** begin **

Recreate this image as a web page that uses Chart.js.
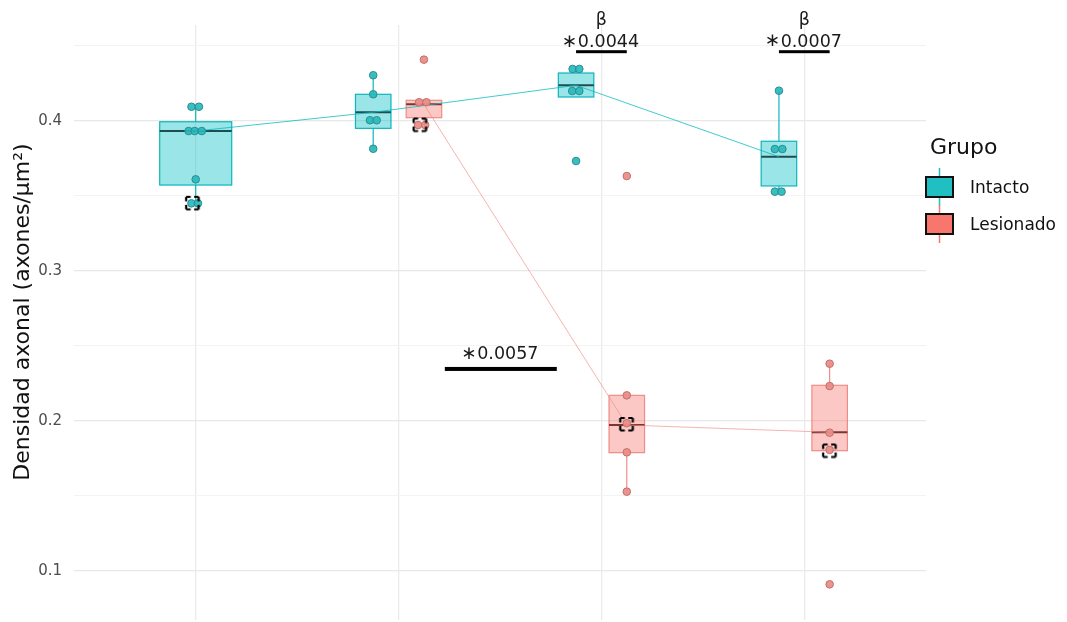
<!DOCTYPE html>
<html lang="es">
<head>
<meta charset="utf-8">
<title>Densidad axonal por grupo</title>
<script src="https://cdn.jsdelivr.net/npm/chart.js@4.4.0/dist/chart.umd.min.js"></script>
<style>
  html, body { margin: 0; padding: 0; background: #ffffff; }
  #lienzo { width: 1067px; height: 622px; }
</style>
</head>
<body>
<div id="lienzo"><canvas id="grafico" width="1067" height="622"></canvas></div>
<script>
// ---------- Datos ----------
const categorias = [1, 2, 3, 4];
const grupos = ['Intacto', 'Lesionado'];

// Resumen de cada caja: [bigote inferior, Q1, mediana, Q3, bigote superior]
const cajaIntacto = [
  [0.3451, 0.3573, 0.3933, 0.3995, 0.4095],
  [0.3815, 0.3951, 0.4058, 0.4178, 0.4305],
  [0.4160, 0.4160, 0.4238, 0.4320, 0.4347],
  [0.3529, 0.3567, 0.3762, 0.3865, 0.4202]
];
const cajaLesionado = [
  null,
  [0.3973, 0.4022, 0.4111, 0.4138, 0.4138],
  [0.1529, 0.1789, 0.1973, 0.2171, 0.2171],
  [0.1802, 0.1802, 0.1925, 0.2238, 0.2382]
];

// Observaciones individuales
const puntosIntacto = [
  [0.4095, 0.4095, 0.3933, 0.3933, 0.3933, 0.3611, 0.3451, 0.3451],
  [0.4305, 0.4178, 0.4005, 0.4005, 0.3815],
  [0.4347, 0.4347, 0.4200, 0.4200, 0.3733],
  [0.4202, 0.3813, 0.3813, 0.3529, 0.3529]
];
const puntosLesionado = [
  [],
  [0.4409, 0.4125, 0.4125, 0.3973, 0.3973],
  [0.3633, 0.2171, 0.1985, 0.1791, 0.1529],
  [0.2382, 0.2233, 0.1922, 0.1807, 0.0911]
];
// Desplazamiento horizontal (jitter) de cada observación, en unidades de categoría
const jitterIntacto = [
  [-0.021, 0.016, -0.035, -0.005, 0.030, 0.000, -0.021, 0.011],
  [0.000, 0.000, -0.016, 0.017, 0.000],
  [-0.017, 0.016, -0.019, 0.016, 0.000],
  [0.000, -0.020, 0.017, -0.020, 0.013]
];
const jitterLesionado = [
  [],
  [0.000, -0.024, 0.012, -0.029, 0.006],
  [0.000, 0.000, 0.000, 0.000, 0.000],
  [0.000, 0.000, 0.000, 0.000, 0.000]
];

// Observación destacada en cada categoría
const destacados = [
  { grupo: 0, categoria: 0, valor: 0.3451, jitter: -0.015 },
  { grupo: 1, categoria: 1, valor: 0.3973, jitter: -0.019 },
  { grupo: 1, categoria: 2, valor: 0.1977, jitter: 0.000 },
  { grupo: 1, categoria: 3, valor: 0.1800, jitter: 0.000 }
];

// Comparaciones significativas
const comparaciones = [
  { texto: '\u22170.0057', marca: '',  desde: 2.228, hasta: 2.780, y: 0.2347, yTexto: 0.2410 },
  { texto: '\u22170.0044', marca: 'β', desde: 2.875, hasta: 3.125, y: 0.4462, yTexto: 0.4493 },
  { texto: '\u22170.0007', marca: 'β', desde: 3.875, hasta: 4.125, y: 0.4462, yTexto: 0.4495 }
];

const limitesY = [0.06733, 0.464];
const marcasMayores = [0.1, 0.2, 0.3, 0.4];
const marcasMenores = [0.15, 0.25, 0.35, 0.45];

// ---------- Estilo ----------
const FUENTE = '"DejaVu Sans", Verdana, sans-serif';
const DESPLAZ = 0.125;       // separación entre grupos dentro de una categoría
const MEDIO_ANCHO = 0.0875;  // media anchura de una caja con dos grupos
const MEDIO_ANCHO_UNICO = 0.1775;

const estilos = [
  { relleno: 'rgba(0,191,196,0.40)', borde: 'rgba(0,178,184,0.95)', mediana: '#1f4e50',
    punto: 'rgba(40,185,188,0.92)', bordePunto: '#2a8d90', linea: 'rgba(0,185,190,0.75)', clave: '#1fbfc2' },
  { relleno: 'rgba(248,118,109,0.40)', borde: 'rgba(238,135,128,0.95)', mediana: '#7c3431',
    punto: 'rgba(232,142,136,0.95)', bordePunto: '#c46e69', linea: 'rgba(240,140,135,0.65)', clave: '#f8766d' }
];

function posicionGrupo(ci, g) {
  if (!cajaLesionado[ci] || !cajaIntacto[ci]) return categorias[ci];
  return categorias[ci] + (g === 0 ? -DESPLAZ : DESPLAZ);
}

function puntosDe(puntos, jitter, g) {
  const out = [];
  puntos.forEach((lista, ci) => {
    lista.forEach((v, k) => out.push({ x: posicionGrupo(ci, g) + jitter[ci][k], y: v }));
  });
  return out;
}

function medianasDe(cajas, g) {
  const out = [];
  cajas.forEach((b, ci) => { if (b) out.push({ x: posicionGrupo(ci, g), y: b[2] }); });
  return out;
}

function marcoDiscontinuo() {
  const c = document.createElement('canvas');
  c.width = 17; c.height = 17;
  const g = c.getContext('2d');
  g.strokeStyle = '#000';
  g.lineWidth = 2.2;
  g.setLineDash([4.5, 3.5]);
  const a = 2, b = 14.5;
  [[a, a, b, a], [b, a, b, b], [b, b, a, b], [a, b, a, a]].forEach(([x0, y0, x1, y1]) => {
    g.beginPath(); g.moveTo(x0, y0); g.lineTo(x1, y1); g.stroke();
  });
  return c;
}

// ---------- Cajas ----------
const pluginCajas = {
  id: 'cajas',
  beforeDatasetsDraw(chart) {
    const { ctx, scales: { x, y } } = chart;
    [cajaIntacto, cajaLesionado].forEach((cajas, g) => {
      const st = estilos[g];
      cajas.forEach((b, ci) => {
        if (!b) return;
        const unico = !cajaLesionado[ci] || !cajaIntacto[ci];
        const cx = posicionGrupo(ci, g);
        const hw = unico ? MEDIO_ANCHO_UNICO : MEDIO_ANCHO;
        const x0 = x.getPixelForValue(cx - hw);
        const x1 = x.getPixelForValue(cx + hw);
        const xc = x.getPixelForValue(cx);
        const [lo, q1, me, q3, hi] = b.map(v => y.getPixelForValue(v));
        ctx.save();
        ctx.strokeStyle = st.borde;
        ctx.lineWidth = 1.2;
        ctx.beginPath();
        ctx.moveTo(xc, q3); ctx.lineTo(xc, hi);
        ctx.moveTo(xc, q1); ctx.lineTo(xc, lo);
        ctx.stroke();
        ctx.fillStyle = st.relleno;
        ctx.fillRect(x0, q3, x1 - x0, q1 - q3);
        ctx.strokeRect(x0, q3, x1 - x0, q1 - q3);
        ctx.strokeStyle = st.mediana;
        ctx.lineWidth = 2;
        ctx.beginPath(); ctx.moveTo(x0, me); ctx.lineTo(x1, me); ctx.stroke();
        ctx.restore();
      });
    });
  }
};

// ---------- Anotaciones de significación ----------
const pluginComparaciones = {
  id: 'comparaciones',
  afterDatasetsDraw(chart) {
    const { ctx, scales: { x, y } } = chart;
    ctx.save();
    comparaciones.forEach((c, i) => {
      const xa = x.getPixelForValue(c.desde);
      const xb = x.getPixelForValue(c.hasta);
      const yb = y.getPixelForValue(c.y);
      const xm = x.getPixelForValue((c.desde + c.hasta) / 2);
      const yt = y.getPixelForValue(c.yTexto);
      ctx.fillStyle = '#000';
      const grosor = i === 0 ? 4 : 3;
      ctx.fillRect(xa, yb - grosor / 2, xb - xa, grosor);

      // asterisco grande, centrado a media altura de las cifras, y luego el valor p
      const simbolo = c.texto.slice(0, 1);
      const cifras = c.texto.slice(1);
      ctx.fillStyle = '#1a1a1a';
      ctx.textAlign = 'left';
      ctx.textBaseline = 'alphabetic';
      ctx.font = '17.5px ' + FUENTE;
      const anchoCifras = ctx.measureText(cifras).width;
      ctx.font = '20px ' + FUENTE;
      let m = ctx.measureText(simbolo);
      const tam = 20 * 12 / (m.actualBoundingBoxLeft + m.actualBoundingBoxRight);
      ctx.font = tam.toFixed(2) + 'px ' + FUENTE;
      m = ctx.measureText(simbolo);
      const anchoAst = m.actualBoundingBoxLeft + m.actualBoundingBoxRight;
      const total = anchoAst + 2 + anchoCifras;
      const inicio = xm - total / 2;
      const centroY = yt - 6.4;
      const baseAst = centroY + (m.actualBoundingBoxAscent - m.actualBoundingBoxDescent) / 2;
      ctx.fillText(simbolo, inicio + m.actualBoundingBoxLeft, baseAst);
      ctx.font = '17.5px ' + FUENTE;
      ctx.fillText(cifras, inicio + anchoAst + 2, yt);
      if (c.marca) {
        ctx.textAlign = 'center';
        ctx.fillText(c.marca, xm, yt - 22);
      }
    });
    ctx.restore();
  }
};

// ---------- Título del eje y leyenda ----------
const pluginRotulos = {
  id: 'rotulos',
  afterDraw(chart) {
    const { ctx } = chart;
    ctx.save();
    // título del eje vertical
    ctx.translate(23, 312);
    ctx.rotate(-Math.PI / 2);
    ctx.fillStyle = '#111';
    ctx.font = '22px ' + FUENTE;
    ctx.textAlign = 'center';
    ctx.textBaseline = 'middle';
    ctx.fillText('Densidad axonal (axones/µm²)', 0, 0);
    ctx.restore();

    // leyenda
    ctx.save();
    ctx.fillStyle = '#111';
    ctx.font = '22px ' + FUENTE;
    ctx.textAlign = 'left';
    ctx.textBaseline = 'alphabetic';
    ctx.fillText('Grupo', 930, 154);
    grupos.forEach((nombre, g) => {
      const top = 177 + g * 37;
      const st = estilos[g];
      ctx.strokeStyle = st.clave;
      ctx.lineWidth = 1.5;
      ctx.beginPath(); ctx.moveTo(939.5, top - 9); ctx.lineTo(939.5, top + 29); ctx.stroke();
      ctx.fillStyle = st.clave;
      ctx.fillRect(926, top, 27, 20);
      ctx.strokeStyle = '#111';
      ctx.lineWidth = 2;
      ctx.strokeRect(926, top, 27, 20);
      ctx.fillStyle = '#111';
      ctx.font = '17px ' + FUENTE;
      ctx.fillText(nombre, 970, top + 16);
    });
    ctx.restore();
  }
};

const esMayor = v => Math.abs(v * 10 - Math.round(v * 10)) < 1e-6;
const esLimite = v => Math.abs(v - limitesY[0]) < 1e-9;

new Chart(document.getElementById('grafico'), {
  type: 'scatter',
  data: {
    datasets: [
      {
        label: 'Destacados',
        data: destacados.map(d => ({ x: posicionGrupo(d.categoria, d.grupo) + d.jitter, y: d.valor })),
        pointStyle: marcoDiscontinuo(),
        pointRadius: 8,
        order: 1
      },
      {
        label: 'Intacto',
        data: puntosDe(puntosIntacto, jitterIntacto, 0),
        backgroundColor: estilos[0].punto,
        borderColor: estilos[0].bordePunto,
        borderWidth: 1,
        pointRadius: 3.8,
        order: 2
      },
      {
        label: 'Lesionado',
        data: puntosDe(puntosLesionado, jitterLesionado, 1),
        backgroundColor: estilos[1].punto,
        borderColor: estilos[1].bordePunto,
        borderWidth: 1,
        pointRadius: 3.8,
        order: 3
      },
      {
        label: 'Mediana Intacto',
        data: medianasDe(cajaIntacto, 0),
        showLine: true,
        borderColor: estilos[0].linea,
        borderWidth: 1,
        pointRadius: 0,
        order: 4
      },
      {
        label: 'Mediana Lesionado',
        data: medianasDe(cajaLesionado, 1),
        showLine: true,
        borderColor: estilos[1].linea,
        borderWidth: 1,
        pointRadius: 0,
        order: 5
      }
    ]
  },
  options: {
    responsive: false,
    animation: false,
    devicePixelRatio: 1,
    layout: { autoPadding: false, padding: { left: 0, right: 141, top: 25, bottom: 2 } },
    plugins: { legend: { display: false }, tooltip: { enabled: false } },
    scales: {
      x: {
        type: 'linear',
        min: 0.4,
        max: 4.6,
        afterBuildTicks: s => { s.ticks = categorias.map(v => ({ value: v })); },
        ticks: { display: false },
        grid: { color: '#ebebeb', lineWidth: 1.3, drawTicks: false },
        border: { display: false },
        afterFit: s => { s.height = 0; s.paddingLeft = 0; s.paddingRight = 0; s.paddingTop = 0; s.paddingBottom = 0; }
      },
      y: {
        type: 'linear',
        min: limitesY[0],
        max: limitesY[1],
        afterBuildTicks: s => {
          s.ticks = [limitesY[0]].concat(marcasMayores, marcasMenores)
            .sort((a, b) => a - b).map(v => ({ value: v }));
        },
        ticks: {
          autoSkip: false,
          padding: 12,
          color: '#4d4d4d',
          font: { family: FUENTE, size: 15 },
          callback: v => (esLimite(v) ? null : esMayor(v) ? v.toFixed(1) : '')
        },
        grid: {
          drawTicks: false,
          color: c => {
            if (!c.tick || esLimite(c.tick.value)) return 'rgba(0,0,0,0)';
            return esMayor(c.tick.value) ? '#e8e8e8' : '#f3f3f3';
          },
          lineWidth: c => (c.tick && esMayor(c.tick.value) ? 1.3 : 1)
        },
        border: { display: false },
        afterFit: s => { s.width = 74; s.paddingTop = 0; s.paddingBottom = 0; }
      }
    }
  },
  plugins: [pluginCajas, pluginComparaciones, pluginRotulos]
});
</script>
</body>
</html>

** end **

• **DIRECTIVE**
Output exactly the span of lines from the top of the listing through the line holding "const grupos = ['Intacto', 'Lesionado'];", and leave every picture out.

• **RESPONSE TO THIS TASK**
Recreate this image as a web page that uses Chart.js.
<!DOCTYPE html>
<html lang="es">
<head>
<meta charset="utf-8">
<title>Densidad axonal por grupo</title>
<script src="https://cdn.jsdelivr.net/npm/chart.js@4.4.0/dist/chart.umd.min.js"></script>
<style>
  html, body { margin: 0; padding: 0; background: #ffffff; }
  #lienzo { width: 1067px; height: 622px; }
</style>
</head>
<body>
<div id="lienzo"><canvas id="grafico" width="1067" height="622"></canvas></div>
<script>
// ---------- Datos ----------
const categorias = [1, 2, 3, 4];
const grupos = ['Intacto', 'Lesionado'];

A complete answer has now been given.